(Code that draws figures)
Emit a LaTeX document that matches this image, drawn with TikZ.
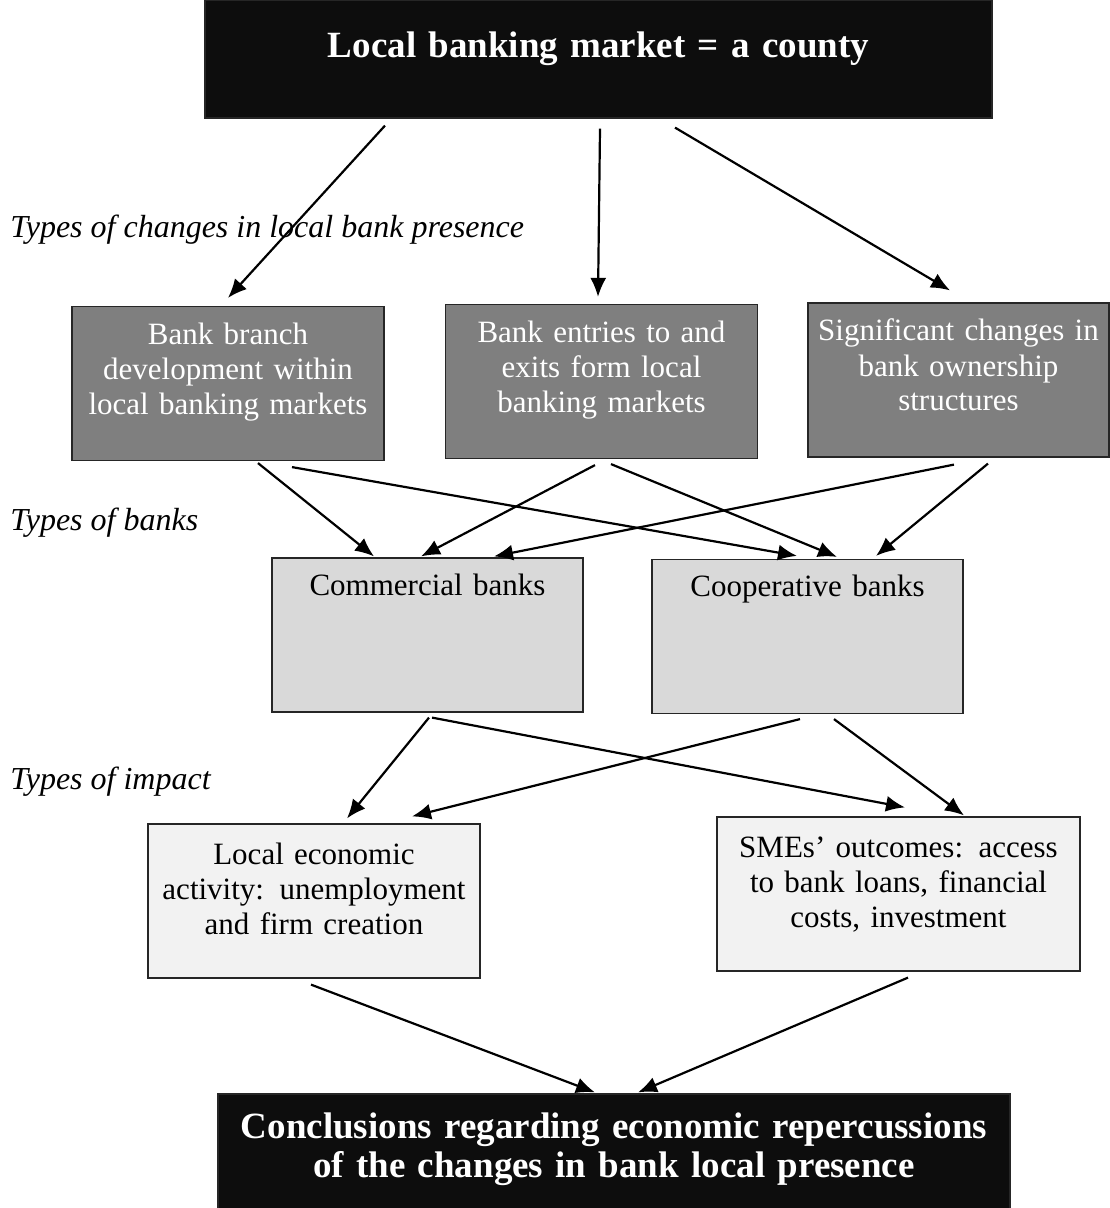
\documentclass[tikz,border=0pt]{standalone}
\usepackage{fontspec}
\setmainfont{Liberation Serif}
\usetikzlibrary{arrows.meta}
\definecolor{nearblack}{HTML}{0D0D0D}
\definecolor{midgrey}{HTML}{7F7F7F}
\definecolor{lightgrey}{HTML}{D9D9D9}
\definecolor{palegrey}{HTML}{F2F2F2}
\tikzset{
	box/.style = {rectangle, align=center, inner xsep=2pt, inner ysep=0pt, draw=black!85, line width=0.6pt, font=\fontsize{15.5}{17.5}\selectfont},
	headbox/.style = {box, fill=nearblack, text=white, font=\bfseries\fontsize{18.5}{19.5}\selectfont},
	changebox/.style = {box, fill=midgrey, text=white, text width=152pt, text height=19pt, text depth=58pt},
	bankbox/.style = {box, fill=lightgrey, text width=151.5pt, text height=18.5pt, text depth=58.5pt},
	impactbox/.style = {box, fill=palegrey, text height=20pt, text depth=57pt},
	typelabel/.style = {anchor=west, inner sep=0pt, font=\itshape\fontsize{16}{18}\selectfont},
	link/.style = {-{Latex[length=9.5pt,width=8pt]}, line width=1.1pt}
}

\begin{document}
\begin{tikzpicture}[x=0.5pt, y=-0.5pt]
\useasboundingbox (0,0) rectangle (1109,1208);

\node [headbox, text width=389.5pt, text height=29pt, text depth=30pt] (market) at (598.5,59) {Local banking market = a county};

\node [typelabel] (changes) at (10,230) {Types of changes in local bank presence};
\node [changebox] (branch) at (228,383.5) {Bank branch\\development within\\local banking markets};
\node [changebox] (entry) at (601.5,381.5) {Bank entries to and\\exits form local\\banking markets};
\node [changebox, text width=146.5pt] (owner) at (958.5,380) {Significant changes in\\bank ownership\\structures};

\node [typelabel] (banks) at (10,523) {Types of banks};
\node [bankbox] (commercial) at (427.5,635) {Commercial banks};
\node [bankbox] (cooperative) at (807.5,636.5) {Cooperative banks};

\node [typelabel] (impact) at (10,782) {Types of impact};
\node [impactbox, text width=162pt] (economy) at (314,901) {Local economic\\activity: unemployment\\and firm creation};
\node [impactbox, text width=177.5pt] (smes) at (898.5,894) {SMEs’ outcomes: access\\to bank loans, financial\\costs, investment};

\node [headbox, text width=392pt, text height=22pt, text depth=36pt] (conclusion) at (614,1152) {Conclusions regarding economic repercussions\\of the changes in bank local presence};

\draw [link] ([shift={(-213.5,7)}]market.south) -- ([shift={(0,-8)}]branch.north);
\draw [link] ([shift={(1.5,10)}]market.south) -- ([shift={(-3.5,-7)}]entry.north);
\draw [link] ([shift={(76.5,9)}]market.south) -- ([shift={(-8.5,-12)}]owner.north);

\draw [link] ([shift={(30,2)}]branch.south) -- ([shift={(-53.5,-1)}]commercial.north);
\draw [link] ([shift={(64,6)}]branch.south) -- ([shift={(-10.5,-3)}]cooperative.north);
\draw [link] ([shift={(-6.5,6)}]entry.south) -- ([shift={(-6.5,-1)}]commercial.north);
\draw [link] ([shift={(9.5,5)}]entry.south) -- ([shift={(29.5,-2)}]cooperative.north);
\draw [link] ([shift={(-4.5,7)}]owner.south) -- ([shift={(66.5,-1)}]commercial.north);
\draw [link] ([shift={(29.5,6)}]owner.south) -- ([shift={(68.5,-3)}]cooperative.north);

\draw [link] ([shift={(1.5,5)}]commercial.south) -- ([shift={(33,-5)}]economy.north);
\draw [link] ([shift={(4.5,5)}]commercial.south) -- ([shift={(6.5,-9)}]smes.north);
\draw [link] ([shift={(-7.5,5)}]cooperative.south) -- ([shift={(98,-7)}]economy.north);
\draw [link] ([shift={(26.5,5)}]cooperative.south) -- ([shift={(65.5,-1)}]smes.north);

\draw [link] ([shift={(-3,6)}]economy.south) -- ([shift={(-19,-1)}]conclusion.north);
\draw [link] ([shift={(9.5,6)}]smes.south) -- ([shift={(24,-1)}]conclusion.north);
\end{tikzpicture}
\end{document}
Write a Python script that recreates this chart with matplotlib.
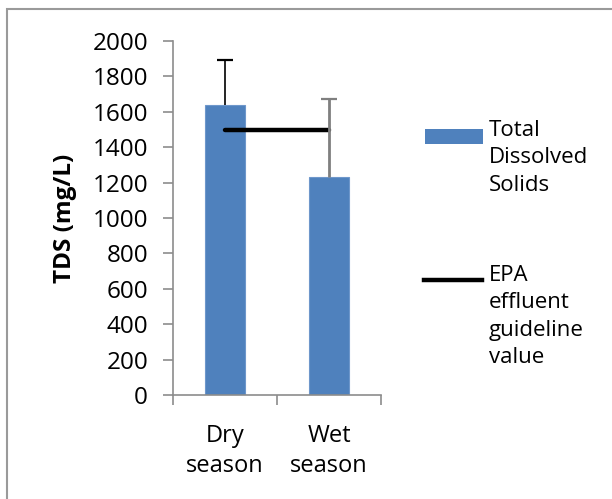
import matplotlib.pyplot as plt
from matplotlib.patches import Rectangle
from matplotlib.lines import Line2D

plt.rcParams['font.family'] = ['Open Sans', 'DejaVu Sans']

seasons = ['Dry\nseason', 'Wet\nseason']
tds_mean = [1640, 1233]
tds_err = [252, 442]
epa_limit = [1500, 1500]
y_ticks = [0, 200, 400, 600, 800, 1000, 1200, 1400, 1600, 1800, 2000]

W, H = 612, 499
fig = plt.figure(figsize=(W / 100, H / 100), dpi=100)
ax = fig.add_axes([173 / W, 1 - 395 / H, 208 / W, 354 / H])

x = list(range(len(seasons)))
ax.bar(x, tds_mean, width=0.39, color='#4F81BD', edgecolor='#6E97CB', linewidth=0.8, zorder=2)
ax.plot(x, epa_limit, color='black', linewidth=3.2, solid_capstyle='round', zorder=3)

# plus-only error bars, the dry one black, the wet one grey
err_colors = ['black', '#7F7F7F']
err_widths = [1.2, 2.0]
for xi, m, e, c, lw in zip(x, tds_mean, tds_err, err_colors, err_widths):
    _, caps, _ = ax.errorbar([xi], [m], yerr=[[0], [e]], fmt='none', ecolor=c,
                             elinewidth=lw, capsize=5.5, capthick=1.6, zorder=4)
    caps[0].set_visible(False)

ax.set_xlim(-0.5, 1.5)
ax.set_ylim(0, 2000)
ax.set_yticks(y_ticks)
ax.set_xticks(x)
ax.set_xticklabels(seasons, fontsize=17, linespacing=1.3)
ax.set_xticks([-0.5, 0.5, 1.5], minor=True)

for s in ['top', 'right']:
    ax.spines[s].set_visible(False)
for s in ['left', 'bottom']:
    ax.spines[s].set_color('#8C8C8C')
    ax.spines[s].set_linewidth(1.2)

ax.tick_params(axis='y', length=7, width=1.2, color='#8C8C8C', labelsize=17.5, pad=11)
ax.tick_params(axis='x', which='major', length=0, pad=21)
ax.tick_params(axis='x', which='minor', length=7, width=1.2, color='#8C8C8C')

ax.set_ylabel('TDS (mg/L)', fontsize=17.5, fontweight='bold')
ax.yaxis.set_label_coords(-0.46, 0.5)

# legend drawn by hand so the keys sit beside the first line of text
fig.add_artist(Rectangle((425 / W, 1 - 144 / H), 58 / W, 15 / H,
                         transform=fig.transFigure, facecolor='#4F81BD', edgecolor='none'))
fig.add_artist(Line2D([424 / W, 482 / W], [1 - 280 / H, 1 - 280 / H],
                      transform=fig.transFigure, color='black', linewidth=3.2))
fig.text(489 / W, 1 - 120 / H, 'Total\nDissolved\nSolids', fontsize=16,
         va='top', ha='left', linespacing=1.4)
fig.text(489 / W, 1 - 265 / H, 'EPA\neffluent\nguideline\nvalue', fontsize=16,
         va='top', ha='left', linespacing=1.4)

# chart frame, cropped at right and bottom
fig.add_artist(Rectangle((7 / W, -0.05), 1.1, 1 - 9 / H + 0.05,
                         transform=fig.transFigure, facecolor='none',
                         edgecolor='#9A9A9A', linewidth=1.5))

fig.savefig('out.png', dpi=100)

### Required task
Word for word, quote the lines above. Omit the pictures.

### Solution to this problem
Emit a LaTeX document that matches this image, drawn with TikZ.
\documentclass[tikz,border=0pt]{standalone}
\usepackage{fontspec}
\setmainfont{Liberation Serif}
\usetikzlibrary{arrows.meta}
\definecolor{nearblack}{HTML}{0D0D0D}
\definecolor{midgrey}{HTML}{7F7F7F}
\definecolor{lightgrey}{HTML}{D9D9D9}
\definecolor{palegrey}{HTML}{F2F2F2}
\tikzset{
	box/.style = {rectangle, align=center, inner xsep=2pt, inner ysep=0pt, draw=black!85, line width=0.6pt, font=\fontsize{15.5}{17.5}\selectfont},
	headbox/.style = {box, fill=nearblack, text=white, font=\bfseries\fontsize{18.5}{19.5}\selectfont},
	changebox/.style = {box, fill=midgrey, text=white, text width=152pt, text height=19pt, text depth=58pt},
	bankbox/.style = {box, fill=lightgrey, text width=151.5pt, text height=18.5pt, text depth=58.5pt},
	impactbox/.style = {box, fill=palegrey, text height=20pt, text depth=57pt},
	typelabel/.style = {anchor=west, inner sep=0pt, font=\itshape\fontsize{16}{18}\selectfont},
	link/.style = {-{Latex[length=9.5pt,width=8pt]}, line width=1.1pt}
}

\begin{document}
\begin{tikzpicture}[x=0.5pt, y=-0.5pt]
\useasboundingbox (0,0) rectangle (1109,1208);

\node [headbox, text width=389.5pt, text height=29pt, text depth=30pt] (market) at (598.5,59) {Local banking market = a county};

\node [typelabel] (changes) at (10,230) {Types of changes in local bank presence};
\node [changebox] (branch) at (228,383.5) {Bank branch\\development within\\local banking markets};
\node [changebox] (entry) at (601.5,381.5) {Bank entries to and\\exits form local\\banking markets};
\node [changebox, text width=146.5pt] (owner) at (958.5,380) {Significant changes in\\bank ownership\\structures};

\node [typelabel] (banks) at (10,523) {Types of banks};
\node [bankbox] (commercial) at (427.5,635) {Commercial banks};
\node [bankbox] (cooperative) at (807.5,636.5) {Cooperative banks};

\node [typelabel] (impact) at (10,782) {Types of impact};
\node [impactbox, text width=162pt] (economy) at (314,901) {Local economic\\activity: unemployment\\and firm creation};
\node [impactbox, text width=177.5pt] (smes) at (898.5,894) {SMEs’ outcomes: access\\to bank loans, financial\\costs, investment};

\node [headbox, text width=392pt, text height=22pt, text depth=36pt] (conclusion) at (614,1152) {Conclusions regarding economic repercussions\\of the changes in bank local presence};

\draw [link] ([shift={(-213.5,7)}]market.south) -- ([shift={(0,-8)}]branch.north);
\draw [link] ([shift={(1.5,10)}]market.south) -- ([shift={(-3.5,-7)}]entry.north);
\draw [link] ([shift={(76.5,9)}]market.south) -- ([shift={(-8.5,-12)}]owner.north);

\draw [link] ([shift={(30,2)}]branch.south) -- ([shift={(-53.5,-1)}]commercial.north);
\draw [link] ([shift={(64,6)}]branch.south) -- ([shift={(-10.5,-3)}]cooperative.north);
\draw [link] ([shift={(-6.5,6)}]entry.south) -- ([shift={(-6.5,-1)}]commercial.north);
\draw [link] ([shift={(9.5,5)}]entry.south) -- ([shift={(29.5,-2)}]cooperative.north);
\draw [link] ([shift={(-4.5,7)}]owner.south) -- ([shift={(66.5,-1)}]commercial.north);
\draw [link] ([shift={(29.5,6)}]owner.south) -- ([shift={(68.5,-3)}]cooperative.north);

\draw [link] ([shift={(1.5,5)}]commercial.south) -- ([shift={(33,-5)}]economy.north);
\draw [link] ([shift={(4.5,5)}]commercial.south) -- ([shift={(6.5,-9)}]smes.north);
\draw [link] ([shift={(-7.5,5)}]cooperative.south) -- ([shift={(98,-7)}]economy.north);
\draw [link] ([shift={(26.5,5)}]cooperative.south) -- ([shift={(65.5,-1)}]smes.north);

\draw [link] ([shift={(-3,6)}]economy.south) -- ([shift={(-19,-1)}]conclusion.north);
\draw [link] ([shift={(9.5,6)}]smes.south) -- ([shift={(24,-1)}]conclusion.north);
\end{tikzpicture}
\end{document}
Write a Python script that recreates this chart with matplotlib.
import matplotlib.pyplot as plt
from matplotlib.patches import Rectangle
from matplotlib.lines import Line2D

plt.rcParams['font.family'] = ['Open Sans', 'DejaVu Sans']

seasons = ['Dry\nseason', 'Wet\nseason']
tds_mean = [1640, 1233]
tds_err = [252, 442]
epa_limit = [1500, 1500]
y_ticks = [0, 200, 400, 600, 800, 1000, 1200, 1400, 1600, 1800, 2000]

W, H = 612, 499
fig = plt.figure(figsize=(W / 100, H / 100), dpi=100)
ax = fig.add_axes([173 / W, 1 - 395 / H, 208 / W, 354 / H])

x = list(range(len(seasons)))
ax.bar(x, tds_mean, width=0.39, color='#4F81BD', edgecolor='#6E97CB', linewidth=0.8, zorder=2)
ax.plot(x, epa_limit, color='black', linewidth=3.2, solid_capstyle='round', zorder=3)

# plus-only error bars, the dry one black, the wet one grey
err_colors = ['black', '#7F7F7F']
err_widths = [1.2, 2.0]
for xi, m, e, c, lw in zip(x, tds_mean, tds_err, err_colors, err_widths):
    _, caps, _ = ax.errorbar([xi], [m], yerr=[[0], [e]], fmt='none', ecolor=c,
                             elinewidth=lw, capsize=5.5, capthick=1.6, zorder=4)
    caps[0].set_visible(False)

ax.set_xlim(-0.5, 1.5)
ax.set_ylim(0, 2000)
ax.set_yticks(y_ticks)
ax.set_xticks(x)
ax.set_xticklabels(seasons, fontsize=17, linespacing=1.3)
ax.set_xticks([-0.5, 0.5, 1.5], minor=True)

for s in ['top', 'right']:
    ax.spines[s].set_visible(False)
for s in ['left', 'bottom']:
    ax.spines[s].set_color('#8C8C8C')
    ax.spines[s].set_linewidth(1.2)

ax.tick_params(axis='y', length=7, width=1.2, color='#8C8C8C', labelsize=17.5, pad=11)
ax.tick_params(axis='x', which='major', length=0, pad=21)
ax.tick_params(axis='x', which='minor', length=7, width=1.2, color='#8C8C8C')

ax.set_ylabel('TDS (mg/L)', fontsize=17.5, fontweight='bold')
ax.yaxis.set_label_coords(-0.46, 0.5)

# legend drawn by hand so the keys sit beside the first line of text
fig.add_artist(Rectangle((425 / W, 1 - 144 / H), 58 / W, 15 / H,
                         transform=fig.transFigure, facecolor='#4F81BD', edgecolor='none'))
fig.add_artist(Line2D([424 / W, 482 / W], [1 - 280 / H, 1 - 280 / H],
                      transform=fig.transFigure, color='black', linewidth=3.2))
fig.text(489 / W, 1 - 120 / H, 'Total\nDissolved\nSolids', fontsize=16,
         va='top', ha='left', linespacing=1.4)
fig.text(489 / W, 1 - 265 / H, 'EPA\neffluent\nguideline\nvalue', fontsize=16,
         va='top', ha='left', linespacing=1.4)

# chart frame, cropped at right and bottom
fig.add_artist(Rectangle((7 / W, -0.05), 1.1, 1 - 9 / H + 0.05,
                         transform=fig.transFigure, facecolor='none',
                         edgecolor='#9A9A9A', linewidth=1.5))

fig.savefig('out.png', dpi=100)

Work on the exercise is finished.